Not much changed on NRK Super though.
And the trend of governments s**tting over public broadcasters continues… Dutch public broadcaster NPO got their upcoming budget cut for 156 billion Euros, with restructuring of the membership system suggested.
They currently have 11 members targeting different demos and genres, plus two task-based ones; the government wants more mergers in the former, and cut the cultural/information/educational TV provider NTR in the next few years.
Employees protested in front of the NPO headquarters last month, in addition to member broadcasters airing bumpers that directed viewers to a petition supporting Dutch public broadcasting from late March to mid-April.

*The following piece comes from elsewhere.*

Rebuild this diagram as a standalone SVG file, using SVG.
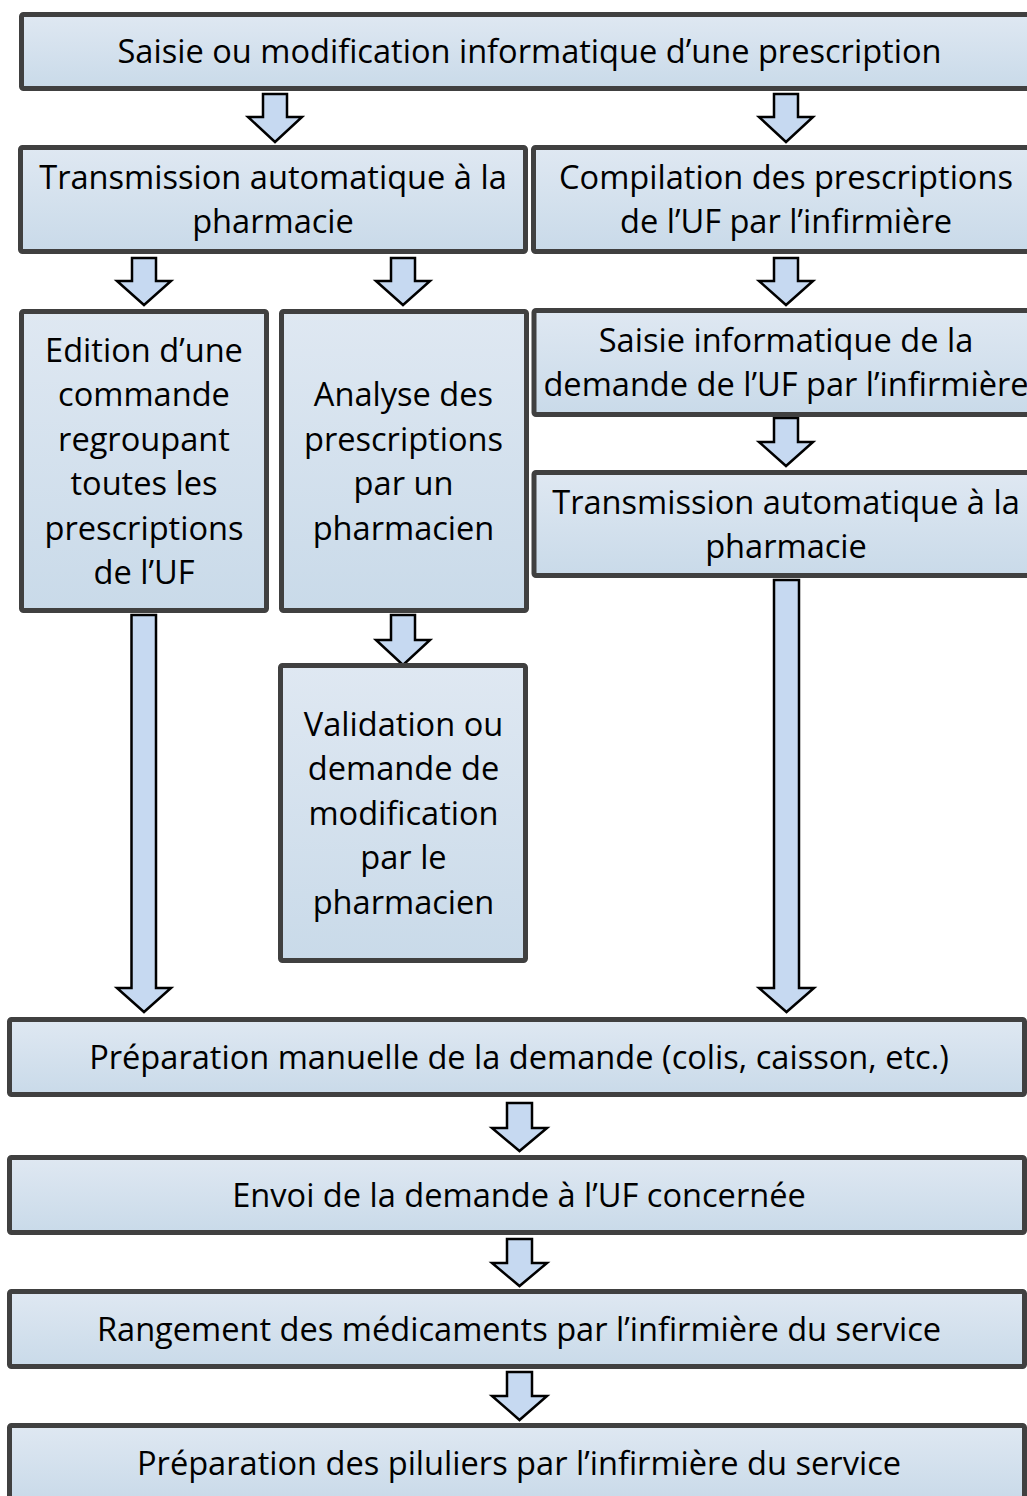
<svg xmlns="http://www.w3.org/2000/svg" width="1027" height="1496" viewBox="0 0 1027 1496">
<defs>
<linearGradient id="boxfill" x1="0" y1="0" x2="0" y2="1">
<stop offset="0" stop-color="#dfe8f2"/>
<stop offset="1" stop-color="#c9dae9"/>
</linearGradient>
<style>
.box{fill:url(#boxfill);stroke:#404040;stroke-width:5;}
.lbl{font-family:"Open Sans","Liberation Sans",sans-serif;font-size:32.6px;fill:#000;text-anchor:middle;}
.arr{fill:#c6d9f1;stroke:#000;stroke-width:2.5;stroke-linejoin:miter;}
</style>
</defs>
<rect width="1027" height="1496" fill="#fff"/>
<g id="connectors">
<path class="arr" d="M263,94 H287 V117 H302 L275,142 L248,117 H263 Z"/>
<path class="arr" d="M774,94 H798 V117 H813 L786,142 L759,117 H774 Z"/>
<path class="arr" d="M132,258 H156 V281 H171 L144,305 L117,281 H132 Z"/>
<path class="arr" d="M391,258 H415 V281 H430 L403,305 L376,281 H391 Z"/>
<path class="arr" d="M774,258 H798 V281 H813 L786,305 L759,281 H774 Z"/>
<path class="arr" d="M774,418 H798 V442 H813 L786,466 L759,442 H774 Z"/>
<path class="arr" d="M391,615 H415 V640 H430 L403,665 L376,640 H391 Z"/>
<path class="arr" d="M131.5,615 H156 V988 H171 L144,1012 L117,988 H131.5 Z"/>
<path class="arr" d="M774,580 H799 V988 H814 L786.5,1012 L759,988 H774 Z"/>
<path class="arr" d="M507,1103 H532 V1128 H547 L519.5,1151 L492,1128 H507 Z"/>
<path class="arr" d="M507,1239 H532 V1263 H547 L519.5,1286 L492,1263 H507 Z"/>
<path class="arr" d="M507,1372 H532 V1396 H547 L519.5,1420 L492,1396 H507 Z"/>
</g>
<g id="n-saisie">
<rect class="box" x="21.5" y="14.5" width="1018" height="74" rx="2"/>
<text class="lbl" x="529.5" y="63">Saisie ou modification informatique d’une prescription</text>
</g>
<g id="n-transmission1">
<rect class="box" x="20.5" y="147.5" width="505" height="104" rx="2"/>
<text class="lbl" x="273" y="188.5">Transmission automatique à la</text>
<text class="lbl" x="273" y="233">pharmacie</text>
</g>
<g id="n-compilation">
<rect class="box" x="533.5" y="147.5" width="505" height="104" rx="2"/>
<text class="lbl" x="786" y="188.5">Compilation des prescriptions</text>
<text class="lbl" x="786" y="233">de l’UF par l’infirmière</text>
</g>
<g id="n-edition">
<rect class="box" x="21.5" y="311.5" width="245" height="299" rx="2"/>
<text class="lbl" x="144" y="361.5">Edition d’une</text>
<text class="lbl" x="144" y="406">commande</text>
<text class="lbl" x="144" y="450.5">regroupant</text>
<text class="lbl" x="144" y="495">toutes les</text>
<text class="lbl" x="144" y="539.5">prescriptions</text>
<text class="lbl" x="144" y="584">de l’UF</text>
</g>
<g id="n-analyse">
<rect class="box" x="281.5" y="311.5" width="245" height="299" rx="2"/>
<text class="lbl" x="403.5" y="406">Analyse des</text>
<text class="lbl" x="403.5" y="450.5">prescriptions</text>
<text class="lbl" x="403.5" y="495">par un</text>
<text class="lbl" x="403.5" y="539.5">pharmacien</text>
</g>
<g id="n-saisie-demande">
<rect class="box" x="534" y="310.5" width="505" height="104" rx="2"/>
<text class="lbl" x="786" y="351.5">Saisie informatique de la</text>
<text class="lbl" x="786" y="396">demande de l’UF par l’infirmière</text>
</g>
<g id="n-transmission2">
<rect class="box" x="534" y="472.5" width="505" height="103" rx="2"/>
<text class="lbl" x="786" y="513.5">Transmission automatique à la</text>
<text class="lbl" x="786" y="558">pharmacie</text>
</g>
<g id="n-validation">
<rect class="box" x="280.5" y="665.5" width="245" height="295" rx="2"/>
<text class="lbl" x="403.5" y="735.5">Validation ou</text>
<text class="lbl" x="403.5" y="780">demande de</text>
<text class="lbl" x="403.5" y="824.5">modification</text>
<text class="lbl" x="403.5" y="869">par le</text>
<text class="lbl" x="403.5" y="913.5">pharmacien</text>
</g>
<g id="n-preparation">
<rect class="box" x="9.5" y="1019.5" width="1015" height="75" rx="2"/>
<text class="lbl" x="519" y="1068.5">Préparation manuelle de la demande (colis, caisson, etc.)</text>
</g>
<g id="n-envoi">
<rect class="box" x="9.5" y="1157.5" width="1015" height="75" rx="2"/>
<text class="lbl" x="519" y="1206.5">Envoi de la demande à l’UF concernée</text>
</g>
<g id="n-rangement">
<rect class="box" x="9.5" y="1291.5" width="1015" height="75" rx="2"/>
<text class="lbl" x="519" y="1340.5">Rangement des médicaments par l’infirmière du service</text>
</g>
<g id="n-piluliers">
<rect class="box" x="9.5" y="1425.5" width="1015" height="75" rx="2"/>
<text class="lbl" x="519" y="1474.5">Préparation des piluliers par l’infirmière du service</text>
</g>
</svg>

CKSA/CITL in Lloydminster, Alberta, have shut down. Stingray are blaming economics for this one. Their sister radio stations are still going.

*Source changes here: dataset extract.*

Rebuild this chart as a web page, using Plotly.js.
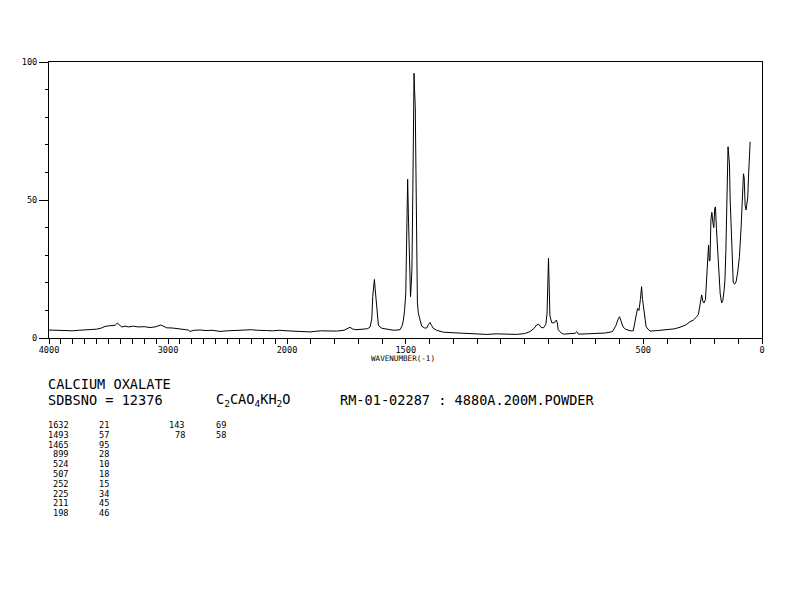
<!DOCTYPE html>
<html>
<head>
<meta charset="utf-8">
<script src="https://cdn.plot.ly/plotly-3.0.1.min.js"></script>
<style>
  html, body { margin: 0; padding: 0; background: #fff; }
  #plot { width: 794px; height: 595px; }
</style>
</head>
<body>
<div id="plot"></div>
<script>
// spectrum, 4000-2000 part (half scale)
const hiWave = [4000, 3950, 3900, 3850, 3800, 3750, 3700, 3650, 3600, 3560, 3530, 3500, 3470, 3445, 3426, 3410, 3389, 3360, 3330, 3292, 3250, 3200, 3151, 3110, 3080, 3062, 3040, 3011, 2960, 2899, 2860, 2830, 2815, 2780, 2731, 2680, 2630, 2563, 2500, 2451, 2400, 2339, 2300, 2250, 2200, 2171, 2120, 2060, 2000]
const hiInt = [2.9, 2.8, 2.6, 2.7, 2.6, 2.8, 2.9, 3.0, 3.2, 3.6, 4.2, 4.4, 4.4, 4.6, 5.4, 4.8, 4.0, 4.3, 4.0, 4.3, 4.0, 4.1, 3.8, 4.0, 4.4, 4.7, 4.3, 3.7, 3.6, 3.3, 3.3, 2.9, 2.4, 2.8, 2.9, 2.7, 2.8, 2.4, 2.6, 2.7, 2.9, 3.1, 3.0, 2.8, 2.9, 2.7, 2.6, 2.8, 2.6]

// spectrum, 2000-0 part
const loWave = [2000, 1950, 1903, 1860, 1819, 1791, 1760, 1745, 1735, 1725, 1710, 1680, 1660, 1650, 1643, 1639, 1634, 1632, 1629, 1625, 1620, 1615, 1600, 1579, 1550, 1524, 1515, 1510, 1505, 1500, 1497, 1494, 1492, 1489, 1486, 1483, 1480, 1477, 1474, 1470, 1467, 1465, 1463, 1460, 1457, 1455, 1451, 1447, 1440, 1433, 1420, 1412, 1405, 1398, 1391, 1384, 1370, 1342, 1300, 1258, 1220, 1180, 1159, 1120, 1080, 1033, 1000, 977, 960, 949, 940, 930, 920, 910, 905, 901, 899, 897, 893, 885, 875, 866, 862, 858, 845, 836, 810, 787, 780, 773, 740, 696, 660, 630, 615, 605, 600, 595, 585, 575, 555, 542, 533, 528, 524, 518, 512, 507, 503, 500, 495, 488, 480, 471, 440, 401, 370, 345, 320, 303, 289, 275, 268, 261, 254, 248, 244, 238, 234, 228, 225, 222, 219, 215, 211, 207, 203, 199, 196, 192, 188, 182, 176, 170, 165, 160, 156, 152, 149, 146, 143, 140, 137, 134, 130, 126, 121, 115, 109, 102, 95, 88, 84, 81, 78, 75, 71, 67, 63, 60, 57, 55, 52, 50]
const loInt = [2.6, 2.4, 2.2, 2.6, 2.5, 2.5, 2.8, 3.4, 3.9, 3.3, 3.0, 3.2, 3.4, 4.0, 7, 15, 20.5, 21.2, 18, 14, 7, 4.5, 3.5, 3.1, 2.8, 3.0, 4.5, 6.5, 10, 16, 40, 56, 57.5, 45, 30, 18, 15, 19, 25, 55, 80, 95.9, 90, 83.8, 50, 25, 13, 9, 6, 4.3, 3.6, 3.6, 4.8, 5.6, 4.5, 3.5, 2.8, 2.1, 1.9, 1.7, 1.6, 1.4, 1.3, 1.5, 1.3, 1.3, 1.6, 2.3, 3.5, 4.7, 5.0, 3.8, 3.7, 5.0, 9, 22, 28.9, 22, 8, 5.5, 5.5, 6.5, 5.5, 3, 1.8, 1.4, 1.5, 1.7, 2.3, 1.4, 1.5, 1.6, 1.8, 2.3, 4.5, 7.0, 7.7, 6.5, 4, 3.2, 2.6, 2.6, 6, 9, 10.7, 10, 14, 18.6, 14, 12, 7, 4.1, 3.2, 2.5, 2.7, 2.9, 3.3, 3.9, 4.8, 5.9, 6.5, 7.7, 8.5, 12, 15.6, 13, 12.7, 14, 20, 33, 33.7, 28, 28, 43, 45.5, 42, 40, 47, 47.5, 40, 33, 23, 16, 12.7, 13.5, 17, 21, 32, 44, 58, 69.3, 66, 63, 50, 39, 28, 20, 19.5, 20.4, 24, 29.5, 40, 48, 53, 59.5, 58, 48, 46.4, 49, 51, 58, 63, 68, 71.1]

// peak table printed under the chart
const peakWave = [1632, 1493, 1465, 899, 524, 507, 252, 225, 211, 198, 143, 78]
const peakInt = [21, 57, 95, 28, 10, 18, 15, 34, 45, 46, 69, 58]

// axis labels
const hiLabels = [4000, 3000, 2000]
const loLabels = [1500, 500, 0]

const titleLines = ['CALCIUM OXALATE', 'SDBSNO = 12376']
const formula = 'C<sub>2</sub>CAO<sub>4</sub>KH<sub>2</sub>O'
const sampleInfo = 'RM-01-02287 : 4880A.200M.POWDER'

const mono = 'DejaVu Sans Mono, Liberation Mono, monospace'

// plot frame in pixels: left 49, right 762, top 62, bottom 338
const L = 49, R = 762, T = 62, B = 338
const split = (287 - L) / (R - L)
function px(x) { return (x - L) / (R - L) }
function py(y) { return (B - y) / (B - T) }

// ticks every 100 cm-1, text only where the original prints a number
function tickSet(from, to, labels) {
  let vals = [], text = []
  for (let v = from; v <= to; v += 100) {
    vals.push(v)
    text.push(labels.indexOf(v) >= 0 ? String(v) : ' ')
  }
  return { tickvals: vals, ticktext: text }
}

const traces = [
  { x: hiWave, y: hiInt, xaxis: 'x', yaxis: 'y', type: 'scatter', mode: 'lines',
    line: { color: '#000', width: 1 }, hoverinfo: 'skip' },
  { x: loWave, y: loInt, xaxis: 'x2', yaxis: 'y2', type: 'scatter', mode: 'lines',
    line: { color: '#000', width: 1 }, hoverinfo: 'skip' }
]

let annotations = []
function txt(text, x, y, size, anchor) {
  annotations.push({ text: text, xref: 'paper', yref: 'paper', x: px(x), y: py(y),
    xanchor: anchor || 'left', yanchor: 'middle', showarrow: false,
    font: { family: mono, size: size, color: '#000' } })
}

txt(titleLines[0], 46, 384, 13.6)
txt(titleLines[1], 46, 400, 13.6)
txt(formula, 214, 400, 13.6)
txt(sampleInfo, 338, 400, 13.6)
txt('WAVENUMBER(-1)', 403, 358, 7.6, 'center')

for (let i = 0; i < peakWave.length; i++) {
  let col = i < 10 ? 0 : 1
  let row = i < 10 ? i : i - 10
  let y = 425 + row * 9.8
  txt(String(peakWave[i]), col ? 187 : 71, y, 8.6, 'right')
  txt(String(peakInt[i]), col ? 228 : 111, y, 8.6, 'right')
}

const axisBase = {
  showline: true, linecolor: '#000', linewidth: 1, showgrid: false, zeroline: false,
  ticks: 'outside', tickcolor: '#000', tickwidth: 1,
  tickfont: { family: mono, size: 8.6, color: '#000' }, fixedrange: true
}

const layout = {
  width: 794, height: 595,
  margin: { l: L, r: 794 - R, t: T, b: 595 - B, pad: 0 },
  paper_bgcolor: '#fff', plot_bgcolor: '#fff',
  showlegend: false,
  xaxis: Object.assign({}, axisBase, tickSet(2000, 4000, hiLabels), {
    domain: [0, split], range: [4000, 2000], anchor: 'y', mirror: true,
    tickmode: 'array', tickangle: 0, ticklen: 5, ticklabelstandoff: -1
  }),
  xaxis2: Object.assign({}, axisBase, tickSet(0, 1900, loLabels), {
    domain: [split, 1], range: [2000, 0], anchor: 'y2', mirror: true,
    tickmode: 'array', tickangle: 0, ticklen: 5, ticklabelstandoff: -1
  }),
  yaxis: Object.assign({}, axisBase, {
    range: [0, 100], anchor: 'x',
    tickmode: 'array', tickvals: [0, 50, 100], ticktext: ['0', '50', '100'],
    ticklen: 9,
    minor: { tickmode: 'linear', tick0: 0, dtick: 10, ticks: 'outside', ticklen: 3, tickcolor: '#000', showgrid: false }
  }),
  yaxis2: Object.assign({}, axisBase, {
    range: [0, 100], anchor: 'x2', matches: 'y', side: 'right',
    ticks: '', showticklabels: false
  }),
  annotations: annotations
}

Plotly.newPlot('plot', traces, layout, { staticPlot: true, displayModeBar: false })
</script>
</body>
</html>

CKSA was the CBC station for the area, then switching to Global and then CityTV. CITL was the CTV station.
Final newscast can be found at youtube.com/ watch?v= f9dKZPaAerw.
The CRTC should really start allowing twinsticks to operate a multiplexed broadcast, it might not have saved these, but would cut the transmission costs.
Even the CBC has to put ICI Tele on a separate frequency, which just makes no sense.
They’re too beholden to the interests of the cable companies.
Seeing quite a bit of chatter on YouTube regarding ATSC 3.0 in the states. Someone else here might be more knowledgeable on this than I am.
It’s being rolled out progressively in the states. ATSC 3.0 compared to 1.0 allows for more channels in higher quality - 1080p I believe, some channels to be streamed with DRM and some via the web. Sinclair is leading the charge, basically because it has finacnal stakes in the technical side of things.
They’ve lost the battle now Bell owns CTV and Rogers own City.
It seems like it’s a bit of a mess really - they haven’t really gotten past just the Lighthouse stations carrying duplicated versions of the primary channels, there’s very little if any unique content, and some of that is for example having a channel number for a streaming Pickleball channel.
And what is there, the DRM mechanism is for a lot of sets requiring them to be internet connected, ruining the one benefit of over the air TV. In theory they can provide decryption keys over the air, but lots of receivers don’t seem to support that.
The DRM also introduces a channel change delay while flipping, because it has to catch up to the decryption point to do so.
The benefits are ATSC 3.0 can squeeze double (ish) the bandwidth out of a 6MHz channel - to something around 30-34Mbps, and it moves the US over to newer codecs, with them jumping from MPEG-2 to HEVC in one go.
It’s got the chicken and egg content problem that Australia had before we relaxed the multichannel rules - no one was buying digital just for picture quality.
Another Canadian TV station has since closed - CHAT-TV (great callsign) in Medicine Hat Alberta has closed a few weeks ago for much the same reasons as the Lloydminster stations.
Just reading up on the station and it seems it was still transmitting in analogue and didn’t even transmit a digital signal. The reasoning was the area was not classed as a so called “mandatory market” for digital conversion.
The deal, which kicks off in (French) summer 2026, will include TF1’s French free-to-air channels as well as its TF1+ streaming offerings.
The distribution agreement deepens the collaboration between TF1 and Netflix, which already co-produce series together, including Les Combattantes, L’Agence and Tout le bleu du ciel.
that’s huge! Gamechanging deal
VOD and live streams of TF1’s suite of commercial linear channels all on Netflix France.
Imagine if that hapepns globally,
Does Stan carry live feeds of Nine’s suite of channels, and Para+ carry all 10’s?